Anyway, back to McKenna’s TV ad. You’d think he’d be more cautious about making up headlines, but he’s using an out-of-state media consultant who probably doesn’t know about the 2006 Oberweis fake headline blowup.
A Washington Post columnist claimed last week that McKenna’s “hair” ads are the best he’s seen this year, but the ads have yet to move McKenna past his rivals - probably because while they’re visually striking, it’s tough for most viewers to remember that the ads are for candidate McKenna. The spots have attracted plenty of media attention, however, and probably have been the subject of quite a few water cooler discussions.
McKenna is likely to stick with this “hair” visual throughout the primary, so people eventually may associate his name with the hair spot, although that may not work all that well, either.
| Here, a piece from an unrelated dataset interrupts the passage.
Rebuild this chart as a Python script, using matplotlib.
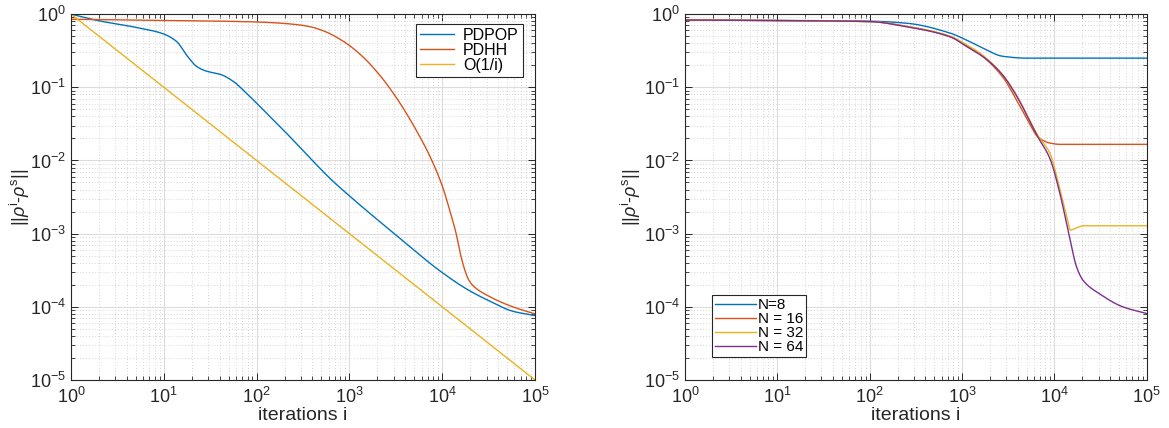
import numpy as np
import matplotlib.pyplot as plt
from matplotlib.ticker import LogLocator, NullFormatter

plt.rcParams['font.family'] = ['Liberation Sans', 'DejaVu Sans']
plt.rcParams['mathtext.fontset'] = 'custom'
plt.rcParams['mathtext.rm'] = 'Liberation Sans'
plt.rcParams['mathtext.it'] = 'Liberation Sans:italic'
plt.rcParams['mathtext.bf'] = 'Liberation Sans:bold'

# matlab default colours
C_BLUE = '#0072BD'
C_RED = '#D95319'
C_YEL = '#EDB120'
C_PUR = '#7E2F8E'

# ---- left panel: PDPOP vs PDHH (log10 of iteration, value) ----
pdpop_logi = [0.0, 0.30, 0.67, 0.99, 1.14, 1.25, 1.36, 1.46, 1.61, 1.75, 1.89,
              2.11, 2.33, 2.47, 2.79, 3.01, 3.50, 3.99, 4.28, 4.51, 4.76, 5.0]
pdpop_val = [1.0, 0.81, 0.67, 0.54, 0.42, 0.27, 0.19, 0.166, 0.15, 0.12, 0.083,
             0.044, 0.023, 0.015, 5.7e-3, 3.2e-3, 9.6e-4, 3.0e-4, 1.7e-4, 1.2e-4, 8.7e-5, 7.6e-5]

pdhh_logi = [0.0, 1.0, 1.93, 2.2, 2.47, 2.6, 2.75, 2.9, 3.0, 3.15, 3.33, 3.51, 3.69,
             3.87, 4.0, 4.08, 4.15, 4.2, 4.25, 4.28, 4.34, 4.51, 4.76, 5.0]
pdhh_val = [0.85, 0.82, 0.785, 0.76, 0.708, 0.661, 0.569, 0.452, 0.372, 0.257, 0.1445,
            0.0708, 0.0302, 0.0112, 4.5e-3, 2.1e-3, 1.0e-3, 5.0e-4, 3.0e-4, 2.4e-4,
            1.9e-4, 1.38e-4, 1.0e-4, 8.0e-5]

ref_i = [1, 1e5]
ref_val = [1, 1e-5]

# ---- right panel: different N ----
n8_logi = [0.0, 2.0, 2.4, 2.87, 3.05, 3.23, 3.44, 3.7, 5.0]
n8_val = [0.83, 0.80, 0.75, 0.55, 0.44, 0.34, 0.265, 0.25, 0.25]

n16_logi = [0.0, 2.0, 2.4, 2.87, 3.05, 3.23, 3.44, 3.59, 3.73, 3.82, 3.95, 4.06, 5.0]
n16_val = [0.83, 0.79, 0.68, 0.49, 0.37, 0.26, 0.138, 0.067, 0.032, 0.021, 0.0173, 0.0166, 0.0166]

n32_logi = [0.0, 2.0, 2.4, 2.87, 3.05, 3.23, 3.44, 3.59, 3.82, 3.95, 4.06, 4.15, 4.17,
            4.24, 4.31, 5.0]
n32_val = [0.83, 0.79, 0.68, 0.50, 0.38, 0.27, 0.147, 0.078, 0.022, 0.0126, 4.0e-3,
           1.4e-3, 1.12e-3, 1.2e-3, 1.28e-3, 1.28e-3]

n64_logi = [0.0, 2.0, 2.4, 2.87, 3.05, 3.23, 3.44, 3.59, 3.82, 3.95, 4.06, 4.17,
            4.24, 4.31, 4.49, 4.74, 5.0]
n64_val = [0.83, 0.79, 0.67, 0.49, 0.36, 0.26, 0.147, 0.076, 0.021, 0.0107, 3.5e-3,
           8.1e-4, 3.5e-4, 2.3e-4, 1.5e-4, 1.0e-4, 8.1e-5]


def pchip(x, y, xn):
    ''' monotone cubic through (x,y), evaluated at xn '''
    x = np.asarray(x, float); y = np.asarray(y, float)
    h = np.diff(x); d = np.diff(y)/h
    m = np.zeros_like(y)
    for k in range(1, len(x)-1):
        if d[k-1]*d[k] > 0:
            w1 = 2*h[k]+h[k-1]; w2 = h[k]+2*h[k-1]
            m[k] = (w1+w2)/(w1/d[k-1]+w2/d[k])
    m[0] = d[0]; m[-1] = d[-1]
    idx = np.clip(np.searchsorted(x, xn)-1, 0, len(h)-1)
    t = (xn-x[idx])/h[idx]
    hh = h[idx]
    return ((2*t**3-3*t**2+1)*y[idx] + (t**3-2*t**2+t)*hh*m[idx]
            + (-2*t**3+3*t**2)*y[idx+1] + (t**3-t**2)*hh*m[idx+1])


def curve(logi, val):
    xs = np.linspace(0, 5, 800)
    ys = pchip(logi, np.log10(val), xs)
    return 10**xs, 10**ys


def style(ax, ylab_x):
    ax.set_xscale('log'); ax.set_yscale('log')
    ax.set_xlim(1, 1e5); ax.set_ylim(1e-5, 1)
    ax.xaxis.set_major_locator(LogLocator(base=10, numticks=10))
    ax.yaxis.set_major_locator(LogLocator(base=10, numticks=10))
    ax.xaxis.set_minor_locator(LogLocator(base=10, subs=np.arange(2, 10), numticks=20))
    ax.yaxis.set_minor_locator(LogLocator(base=10, subs=np.arange(2, 10), numticks=20))
    ax.xaxis.set_minor_formatter(NullFormatter())
    ax.yaxis.set_minor_formatter(NullFormatter())
    ax.grid(True, which='major', color='#dcdcdc', lw=0.8, ls='-')
    ax.grid(True, which='minor', color='#c8c8c8', lw=0.6, ls=(0, (1, 2.5)))
    ax.set_axisbelow(True)
    ax.tick_params(which='both', direction='in', top=True, right=True,
                   colors='#262626', labelcolor='#262626', labelsize=13)
    ax.tick_params(which='major', length=5, width=0.7)
    ax.tick_params(which='minor', length=3, width=0.6)
    ax.tick_params(axis='x', which='major', pad=5)
    for s in ax.spines.values():
        s.set_color('#262626'); s.set_linewidth(0.8)
    ax.set_xlabel('iterations i', fontsize=14, color='#262626', labelpad=0)
    ax.set_ylabel(r'||$\rho^{\mathrm{i}}$-$\rho^{\mathrm{s}}$||', fontsize=13,
                  color='#262626')
    ax.yaxis.set_label_coords(ylab_x, 0.5)


fig = plt.figure(figsize=(11.69, 4.28), dpi=100)
ax1 = fig.add_axes([0.0607, 0.1121, 0.397, 0.855])
ax2 = fig.add_axes([0.586, 0.1121, 0.395, 0.855])

lw = 1.0
ax1.plot(*curve(pdpop_logi, pdpop_val), color=C_BLUE, lw=lw, label='PDPOP')
ax1.plot(*curve(pdhh_logi, pdhh_val), color=C_RED, lw=lw, label='PDHH')
ax1.plot(ref_i, ref_val, color=C_YEL, lw=lw, label='O(1/i)')
style(ax1, -0.085)
leg1 = ax1.legend(loc='upper right', bbox_to_anchor=(0.974, 0.973), fontsize=11.5,
                  frameon=True, fancybox=False, edgecolor='#262626', framealpha=1,
                  handlelength=2.1, handletextpad=0.6, labelspacing=0.0,
                  borderpad=0.25, borderaxespad=0)
leg1.get_frame().set_linewidth(0.8)

ax2.plot(*curve(n8_logi, n8_val), color=C_BLUE, lw=lw, label='N=8')
ax2.plot(*curve(n16_logi, n16_val), color=C_RED, lw=lw, label='N = 16')
ax2.plot(*curve(n32_logi, n32_val), color=C_YEL, lw=lw, label='N = 32')
ax2.plot(*curve(n64_logi, n64_val), color=C_PUR, lw=lw, label='N = 64')
style(ax2, -0.09)
leg2 = ax2.legend(loc='lower left', bbox_to_anchor=(0.058, 0.063), fontsize=11,
                  frameon=True, fancybox=False, edgecolor='#262626', framealpha=1,
                  handlelength=2.7, handletextpad=0.1, labelspacing=0.0,
                  borderpad=0.2, borderaxespad=0)
leg2.get_frame().set_linewidth(0.8)

fig.savefig('out.png', dpi=100)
McKenna, for one, has a nice head of hair himself. And associating such a strong negative image so closely with a candidate could be dangerous. McKenna could become the “hair guy,” and because “the hair” is portrayed as such a strong negative, that’s a risky proposition with low-information voters.
It’s also unclear how this negative ad will fare as we move into the holiday advertising season. Usually candidates try to avoid negativity starting about Thanksgiving because viewers easily can be turned off by a negative tone during the holiday season.
False and counterproductive. But, other than that, it’s a good ad.